Ignoring the TLB Completely
While the article is titled 'Beyond the TLB', the TLB remains important. If your data structure spans many pages, TLB misses can still dominate. Use huge pages (2MB or 1GB) to reduce TLB pressure. Some systems also support transparent huge pages, but explicit allocation is more reliable for latency-critical paths.
Prematurely Adding Software Prefetch Hints
Inserting __builtin_prefetch without profiling often degrades performance. Prefetch instructions consume memory bandwidth and can evict useful cache lines. Only add prefetch hints after you have identified a specific cache miss pattern that the hardware prefetcher is not handling. Always measure before and after.
Neglecting NUMA Topology
On multi-socket systems, memory latency varies by NUMA node. Co-design must account for where data is allocated and which cores access it. Use NUMA-aware memory allocation (e.g., libnuma) and bind threads to cores near their data. Otherwise, a co-designed data structure might perform well on one socket but poorly on another.
Decision Checklist: When to Use Co-Design and When to Avoid
Not every application benefits from co-design. Use the following checklist to decide if it is appropriate for your project.
Indicators That Co-Design Is Worthwhile
- Your application has a clearly identified latency-critical path with strict tail latency requirements (e.g., p99 < 1ms).
- Profiling shows significant cache miss rates (e.g., >10% L2 misses) on that path.
- The access pattern is either sequential, strided, or pointer-chasing (co-design works poorly for truly random access).
- You have the ability to restructure core data structures (i.e., the codebase is not a black-box library).
- You can invest a few weeks of focused optimization effort.
When Co-Design Is Not Recommended
- The code path is not latency-sensitive (e.g., batch processing where throughput matters more than latency).
- Data structures are dynamically generated with unpredictable access patterns (e.g., user-defined queries in a database).
- You cannot use huge pages due to memory constraints or OS limitations.
- The team lacks profiling expertise to validate changes.
If you decide to proceed, start with the single hottest data structure and measure impact before expanding.
Synthesis and Next Actions
Co-designing data-oriented layout with hardware prefetch is a practical, high-impact strategy for reducing memory latency on critical paths.
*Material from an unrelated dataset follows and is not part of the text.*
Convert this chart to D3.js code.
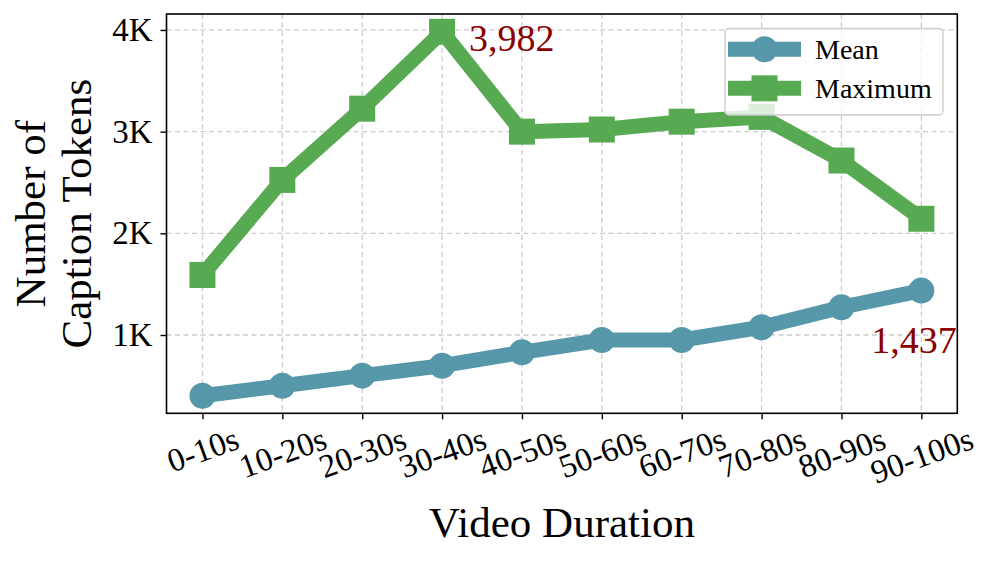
<!DOCTYPE html>
<html>
<head>
<meta charset="utf-8">
<script src="https://cdn.jsdelivr.net/npm/d3@7"></script>
<style>
  html, body { margin: 0; padding: 0; background: #fff; }
  svg { display: block; }
  text { font-family: "Liberation Serif", "Times New Roman", Times, serif; }
</style>
</head>
<body>
<svg id="chart" width="996" height="561"></svg>
<script>
const categories = ["0-10s", "10-20s", "20-30s", "30-40s", "40-50s", "50-60s", "60-70s", "70-80s", "80-90s", "90-100s"];
const meanValues = [403, 501, 600, 698, 830, 951, 951, 1076, 1273, 1437];
const maxValues = [1590, 2525, 3226, 3982, 3000, 3021, 3098, 3145, 2716, 2143];
const yTickValues = [1000, 2000, 3000, 4000];
const yTickLabels = ["1K", "2K", "3K", "4K"];
const seriesNames = ["Mean", "Maximum"];
const annotations = [
  { series: "Maximum", index: 3, text: "3,982" },
  { series: "Mean", index: 9, text: "1,437" }
];

const W = 996, H = 561;
const plot = { left: 166.5, right: 957.3, top: 14, bottom: 413.3 };
const colors = { Mean: "#5698aa", Maximum: "#57aa52" };
const annotColor = "#8b0000";

const svg = d3.select("#chart");
svg.append("rect").attr("width", W).attr("height", H).attr("fill", "#fff");

const x = d3.scaleLinear().domain([-0.45, 9.45]).range([plot.left, plot.right]);
const y = d3.scaleLinear().domain([230, 4157]).range([plot.bottom, plot.top]);

// grid
const grid = svg.append("g");
categories.forEach((c, i) => {
  grid.append("line")
    .attr("x1", x(i)).attr("x2", x(i))
    .attr("y1", plot.top).attr("y2", plot.bottom)
    .attr("stroke", "#cccccc").attr("stroke-width", 1.3)
    .attr("stroke-dasharray", "5,3.5");
});
yTickValues.forEach(v => {
  grid.append("line")
    .attr("x1", plot.left).attr("x2", plot.right)
    .attr("y1", y(v)).attr("y2", y(v))
    .attr("stroke", "#cccccc").attr("stroke-width", 1.3)
    .attr("stroke-dasharray", "5,3.5");
});

// lines
const lineGen = d3.line().x((d, i) => x(i)).y(d => y(d));
const seriesData = { Mean: meanValues, Maximum: maxValues };
const markerSize = 26;

function drawMarker(g, name, cx, cy) {
  if (name === "Mean") {
    g.append("circle").attr("cx", cx).attr("cy", cy).attr("r", markerSize / 2)
      .attr("fill", colors[name]);
  } else {
    g.append("rect").attr("x", cx - markerSize / 2).attr("y", cy - markerSize / 2)
      .attr("width", markerSize).attr("height", markerSize)
      .attr("fill", colors[name]);
  }
}

const dataG = svg.append("g");
seriesNames.forEach(name => {
  const vals = seriesData[name];
  dataG.append("path")
    .attr("d", lineGen(vals))
    .attr("fill", "none")
    .attr("stroke", colors[name])
    .attr("stroke-width", 15)
    .attr("stroke-linejoin", "round");
  vals.forEach((v, i) => drawMarker(dataG, name, x(i), y(v)));
});

// frame
svg.append("rect")
  .attr("x", plot.left).attr("y", plot.top)
  .attr("width", plot.right - plot.left).attr("height", plot.bottom - plot.top)
  .attr("fill", "none").attr("stroke", "#000").attr("stroke-width", 1.6);

// y axis
const yAxis = d3.axisLeft(y).tickValues(yTickValues)
  .tickFormat((d, i) => yTickLabels[i]).tickSize(6).tickPadding(8);
const yg = svg.append("g").attr("transform", `translate(${plot.left},0)`).call(yAxis);
yg.select(".domain").remove();
yg.selectAll(".tick line").attr("stroke", "#000").attr("stroke-width", 1.4);
yg.selectAll(".tick text").attr("font-size", 33).attr("fill", "#000")
  .attr("font-family", '"Liberation Serif", "Times New Roman", serif');

// x axis
const xAxis = d3.axisBottom(x).tickValues(d3.range(categories.length))
  .tickFormat(i => categories[i]).tickSize(6).tickPadding(0);
const xg = svg.append("g").attr("transform", `translate(0,${plot.bottom})`).call(xAxis);
xg.select(".domain").remove();
xg.selectAll(".tick line").attr("stroke", "#000").attr("stroke-width", 1.4);
const angle = 20;
const rad = angle * Math.PI / 180;
xg.selectAll(".tick text")
  .attr("font-size", 33).attr("fill", "#000")
  .attr("font-family", '"Liberation Serif", "Times New Roman", serif')
  .attr("text-anchor", "middle")
  .attr("dy", null)
  .attr("y", 0)
  .attr("dominant-baseline", "central")
  .each(function () {
    const w = this.getComputedTextLength();
    const h = 30;
    const bh = w * Math.sin(rad) + h * Math.cos(rad);
    const topY = 10;
    const cy = topY + bh / 2;
    d3.select(this).attr("transform", `translate(0,${cy}) rotate(${-angle})`);
  });

// axis labels
svg.append("text")
  .attr("x", (plot.left + plot.right) / 2).attr("y", 537)
  .attr("text-anchor", "middle").attr("font-size", 43).attr("fill", "#000")
  .text("Video Duration");

const ylab = svg.append("text")
  .attr("transform", `translate(0,${(plot.top + plot.bottom) / 2}) rotate(-90)`)
  .attr("text-anchor", "middle").attr("font-size", 43).attr("fill", "#000");
ylab.append("tspan").attr("x", 0).attr("y", 45).text("Number of");
ylab.append("tspan").attr("x", 0).attr("y", 91).text("Caption Tokens");

// annotations
const annotOffsets = { "3,982": { dx: 27, dy: 19, anchor: "start" }, "1,437": { dx: -50, dy: 62, anchor: "start" } };
annotations.forEach(a => {
  const vals = seriesData[a.series];
  const o = annotOffsets[a.text];
  svg.append("text")
    .attr("x", x(a.index) + o.dx).attr("y", y(vals[a.index]) + o.dy)
    .attr("text-anchor", o.anchor).attr("font-size", 38).attr("fill", annotColor)
    .text(a.text);
});

// legend
const lg = svg.append("g");
lg.append("rect")
  .attr("x", 725).attr("y", 28.5).attr("width", 218).attr("height", 86.5)
  .attr("rx", 4).attr("ry", 4)
  .attr("fill", "#fff").attr("fill-opacity", 0.8)
  .attr("stroke", "#cccccc").attr("stroke-width", 1.4);
const legendRows = [49.3, 88.3];
seriesNames.forEach((name, i) => {
  const ly = legendRows[i];
  lg.append("line").attr("x1", 728).attr("x2", 801).attr("y1", ly).attr("y2", ly)
    .attr("stroke", colors[name]).attr("stroke-width", 15);
  drawMarker(lg, name, 764.5, ly);
  lg.append("text").attr("x", 815).attr("y", ly + 9.5)
    .attr("font-size", 28).attr("fill", "#000").text(name);
});
</script>
</body>
</html>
By understanding how prefetchers work and shaping data structures accordingly, you can achieve consistent low latency without new hardware. The key takeaways are: (1) profile to identify the access pattern, (2) choose a layout that matches the prefetcher's triggers, (3) validate with hardware counters, and (4) maintain co-design through code reviews and CI.
As a next step, pick one latency-critical path in your system and follow the workflow outlined in this guide. Start with profiling, then apply one layout change (e.g., converting a pointer-chasing structure to an index-based flat array). Measure the impact on tail latency. If successful, document the technique and apply it to other paths. Remember that co-design is iterative; the first attempt may not yield optimal results, but each cycle brings you closer to hardware-limited performance.
Finally, stay updated on new prefetcher features in upcoming CPU generations. For example, Intel's recent P-cores include an improved indirect prefetcher, and AMD's Zen 5 enhances stride detection. Co-design evolves with hardware, so revisit your assumptions when migrating to new platforms.